Cette campagne est un roller coaster qui va entraîner vos joueurs dans un tourbillon de défis de plus en plus corsés, dans la plus pure tradition du zéro to hero de D&D, mais je vais vous soumettre ici un petit conseil qui me semble important : L’Ascension des drows propose aussi tout un cadre de jeu et de nombreuses descriptions qui méritent mieux que d’être à peine aperçues comme le paysage qu’on voit défiler derrière la vitre d’un TGV. J’encourage vivement les meneurs à construire des moments de pause dans ce récit, en particulier en utilisant les séquences ou les personnages vont découvrir et pouvoir visiter les diverses cités proposées dans cette histoire. Prenez le temps de la description, et suivez le conseil inscrit dans le texte de la campagne qui consiste à venir ajouter des éléments du contexte de votre choix dans le récit.

Le rythme effréné de l’action dans cette aventure mérite bien quelques moments de prise de recul, le temps de valoriser tout le cadre de jeu proposé dans les textes.

En termes de pur contenu ludique, les amateurs des tropes de D&D ne seront pas déçus. Infiltration de forteresse, exploration de temples, embuscades, pièges et diversités des affrontements sont clairement au rendez vous dans cette histoire. Le thème principal reste cependant le voyage et l’exploration le long d’une route assez clairement tracée, même s’ il faut noter que le récit laisse quand même ponctuellement une liberté proche du bac à sable aux joueurs.

Je conclurai cette partie sur la campagne elle-même avec un petit avertissement : comme je l’ai déjà évoqué rapidement la chronologie des évènements et les temps de voyage ne sont pas clairement indiqués dans le livre. De la même manière, il n’y a pas de chapitre dédié à des conseils aux meneurs pour mener cette campagne. Les auteurs donnent bien sûr des indications dans les textes des scénarios, mais de façon évidente il va falloir un peu de travail préparatoire aux meneurs pour s’extraire un point global et une vision générale de la campagne et de ses rouages.

  • Le cadre de jeu :

Comme je le disais précédemment, L’Ascension des drows se veut être un ouvrage généreux en informations de contexte (plus de 160 pages !).
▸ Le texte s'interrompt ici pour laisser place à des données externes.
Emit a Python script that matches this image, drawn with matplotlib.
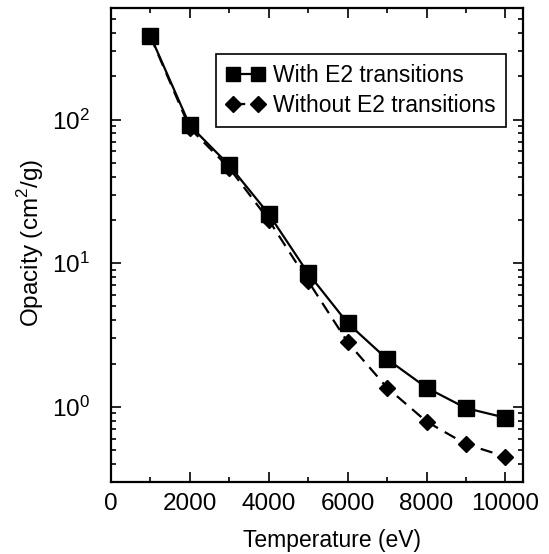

J’ai été marqué cependant par une approche spécifique de présentation de tout ce contexte : une mécanique de description très pragmatique lieu par lieu. Je veux dire par là que les informations de contexte sont apportées autant par les descriptions enchaînées de chaque endroit (comme les pièces d’un donjon) que par le biais de textes généraux permettant de cerner l’ambiance générale d’un contexte.

Par exemple, si vous voulez en savoir plus sur les us et coutumes dans la cité de Holoth, vous trouverez beaucoup de ces informations éparpillées dans les descriptifs des différents bâtiments de la ville. Il y a bien des paragraphes dans les marges explorant le fonctionnement de la société des drows, mais il vous faudra tout autant creuser dans les descriptions des bâtiments du texte principal que dans ces paragraphes thématiques des marges pour vous faire une idée claire de l’ambiance des lieux.

Pour conclure sur cette partie de contexte, je vais revenir sur un conseil important : il y a beaucoup de matériel dans ce cadre qui peut être ajouté aux scénarios, les meneurs ont tout intérêt à venir y prendre des choses pour donner du corps autour du déroulement des évènements de la campagne.

D’ailleurs, l’énorme bestiaire proposé dans le livre est à lui seul une boîte à outils très riche pour habiller des temps d’arrêt où vous pourrez proposer à vos joueurs de déambuler dans des lieux bien décrits en proposant des rebondissements pas directement liés à l’histoire principale.

Conclusion

L’Ascension des drows laisse des impressions contradictoires à la lecture. D’un côté on voit immédiatement la générosité de ses descriptions, particulièrement concernant des lieux iconiques des mondes souterrains, mais d’un autre côté on sent clairement le rythme effréné de l’enchaînement des rencontres et des montées de niveau qui va absorber l’attention des joueurs autour de la table.

Le risque donc selon moi serait de trop se laisser entraîner dans ce tourbillon d’affrontements, et de sauter d’une battlemap à l’autre sans prendre le temps d’utiliser le cadre de qualité proposé par les auteurs. Les scénarios de L’Ascension des drows proposent tout l’arsenal des péripéties que l’on s’attend à affronter dans une aventure de D&D, mais la générosité et la densité de ces rencontres pourrait mettre l’univers décrit sur plus 160 pages trop de côté dans le vécu de ce récit autour des tables de jeu.

Le monde souterrain de la Souterre mérite je pense bien mieux que cela, et c’est aussi le cas de la région en surface avec son passé riche en possibilités.

L’Ascension des drows méritera donc selon moi une préparation spécifique, où chaque meneur doit construire ses propres aires de repos autour de l’autoroute des scénarios, pour que ses joueurs puissent prendre le temps de s’immerger dans l’ambiance et les descriptions très intéressantes proposées par l’ouvrage.